The organisers of the Chester Cup are understandably delighted at the way the race has gone from strength to strength. The prize money continues to improve to ensure a high class field each and every year and the financial reward on offer is not the only thing that’s changed since the Chester Cup was inaugurated way back in 1824.
The most obvious thing that’s changed is the race’s name. When it was introduced 200 years or so ago it was called the Tradesmen’s Cup and then became known as the Tradesmen’s Plate. It started to become known as the Chester Cup in 1874 but at that point it was just the name used by locals as it was officially registered as Chester Trades’ Cup.
It wasn’t until 1884 that the race was registered as the Chester Cup but that was not the end of the changes. As well as a host of different sponsors lending their name to the race, the distance of the Chester Cup has been altered, if only slightly. It was initially run over 2 miles 2 furlongs 77 yards but was extended by 20 yards in 1970. Another 20 yards were added in 1992 before it was bumped up to the full 2 ½ miles two years later, making it one of the biggest long distance handicaps of the flat turf season.
Support Horses with No Impediment in Getting the Trip
When it comes to picking a winner of the Chester Cup the first thing to focus on is stamina. Horses who have already won over 2 miles or further on the flat should be favoured whilst the winner is almost always aged seven or younger (the minimum age for runners is four).

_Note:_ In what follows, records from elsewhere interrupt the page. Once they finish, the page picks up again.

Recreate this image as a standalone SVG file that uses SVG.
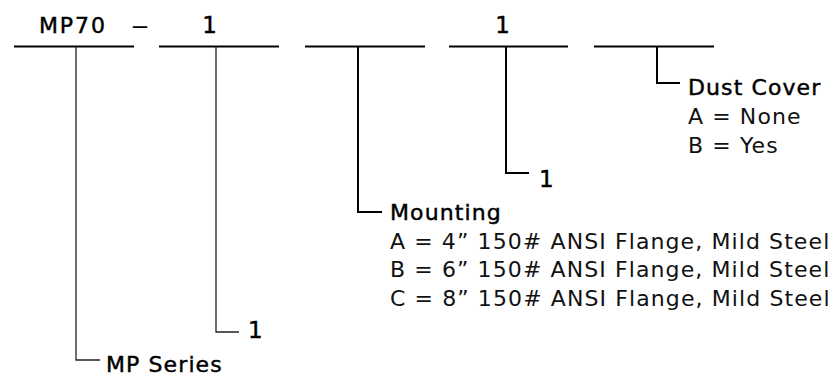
<svg xmlns="http://www.w3.org/2000/svg" width="839" height="376" viewBox="0 0 839 376">
<style>
  text { font-family: "DejaVu Sans", "Liberation Sans", sans-serif; font-size: 22px; letter-spacing: 1.1px; fill: #111; }
  .hd { fill: #000; stroke: #000; stroke-width: 0.45px; }
  .big { font-size: 23px; }
  .field { stroke: #000; stroke-width: 2; fill: none; }
  .conn { stroke: #000; stroke-width: 2; fill: none; }
  .thin { stroke: #222; stroke-width: 1.3; }
</style>
<rect width="839" height="376" fill="#fff"/>
<g id="code-fields">
  <g id="field-series">
    <line class="field" x1="14" y1="46.5" x2="134" y2="46.5"/>
    <text class="hd" x="73" y="33" text-anchor="middle" style="letter-spacing:2px">MP70</text>
  </g>
  <text id="dash" x="140" y="34" text-anchor="middle" style="font-family:'Liberation Sans',sans-serif;font-size:26px;letter-spacing:0;fill:#000">–</text>
  <g id="field-2">
    <line class="field" x1="159" y1="46.5" x2="279" y2="46.5"/>
    <text class="hd big" x="210" y="33" text-anchor="middle">1</text>
  </g>
  <g id="field-mounting">
    <line class="field" x1="305" y1="46.5" x2="425" y2="46.5"/>
  </g>
  <g id="field-4">
    <line class="field" x1="449" y1="46.5" x2="568" y2="46.5"/>
    <text class="hd big" x="503" y="33" text-anchor="middle">1</text>
  </g>
  <g id="field-dust">
    <line class="field" x1="594" y1="46.5" x2="714" y2="46.5"/>
  </g>
</g>
<g id="connectors">
  <polyline class="conn thin" points="76,46.5 76,360 100,360"/>
  <polyline class="conn thin" points="216,46.5 216,332 239,332"/>
  <polyline class="conn" points="358,46.5 358,212 382,212"/>
  <polyline class="conn" points="506,46.5 506,173 529,173"/>
  <polyline class="conn" points="657,46.5 657,83 680,83"/>
</g>
<g id="label-series">
  <text class="hd" x="106" y="372">MP Series</text>
</g>
<g id="label-2">
  <text class="hd big" x="248" y="338">1</text>
</g>
<g id="label-mounting">
  <text class="hd" x="390" y="220">Mounting</text>
  <text x="390" y="248.5">A = 4” 150# ANSI Flange, Mild Steel</text>
  <text x="390" y="277">B = 6” 150# ANSI Flange, Mild Steel</text>
  <text x="390" y="305.5">C = 8” 150# ANSI Flange, Mild Steel</text>
</g>
<g id="label-4">
  <text class="hd big" x="539" y="187">1</text>
</g>
<g id="label-dust">
  <text class="hd" x="688" y="95">Dust Cover</text>
  <text x="688" y="124">A = None</text>
  <text x="688" y="152.5">B = Yes</text>
</g>
</svg>
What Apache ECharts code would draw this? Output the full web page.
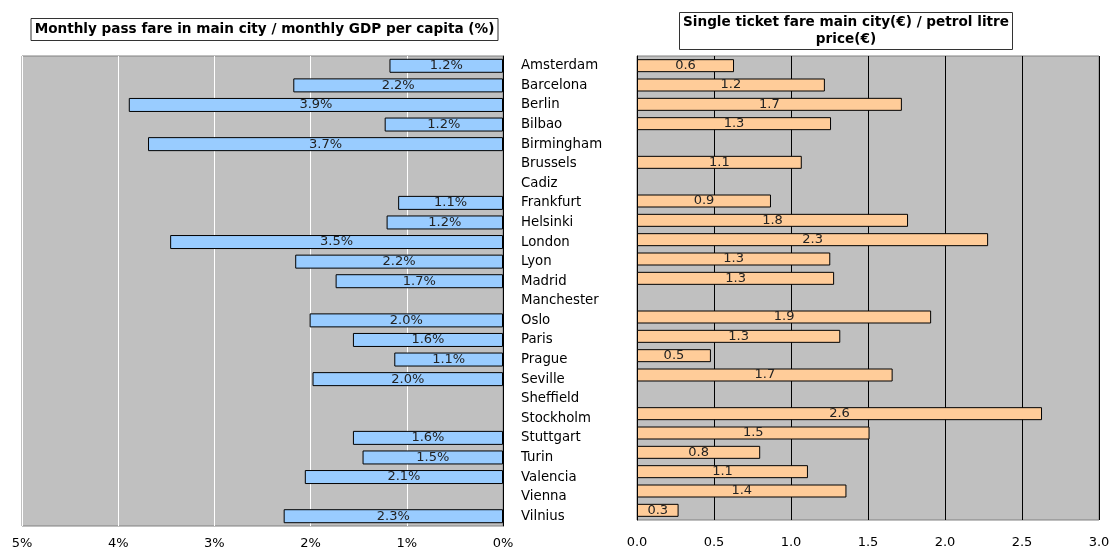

It isn’t unheard of for a horse to win the Chester Cup on their seasonal reappearance on the flat but many have at least had a run on the all-weather in the six weeks leading up to the race. Either way, horses must be fit when they arrive at Chester and preferably not carrying too much weight. Most recent winners had an official rating in the 90s, with those carrying 9st 2lb or less faring best.
Finally, the draw can have more of an impact on the outcome of the race than you’d think given its length. Those drawn in stall eight or higher will need to run a very good race to have any chance of winning based on trends analysis.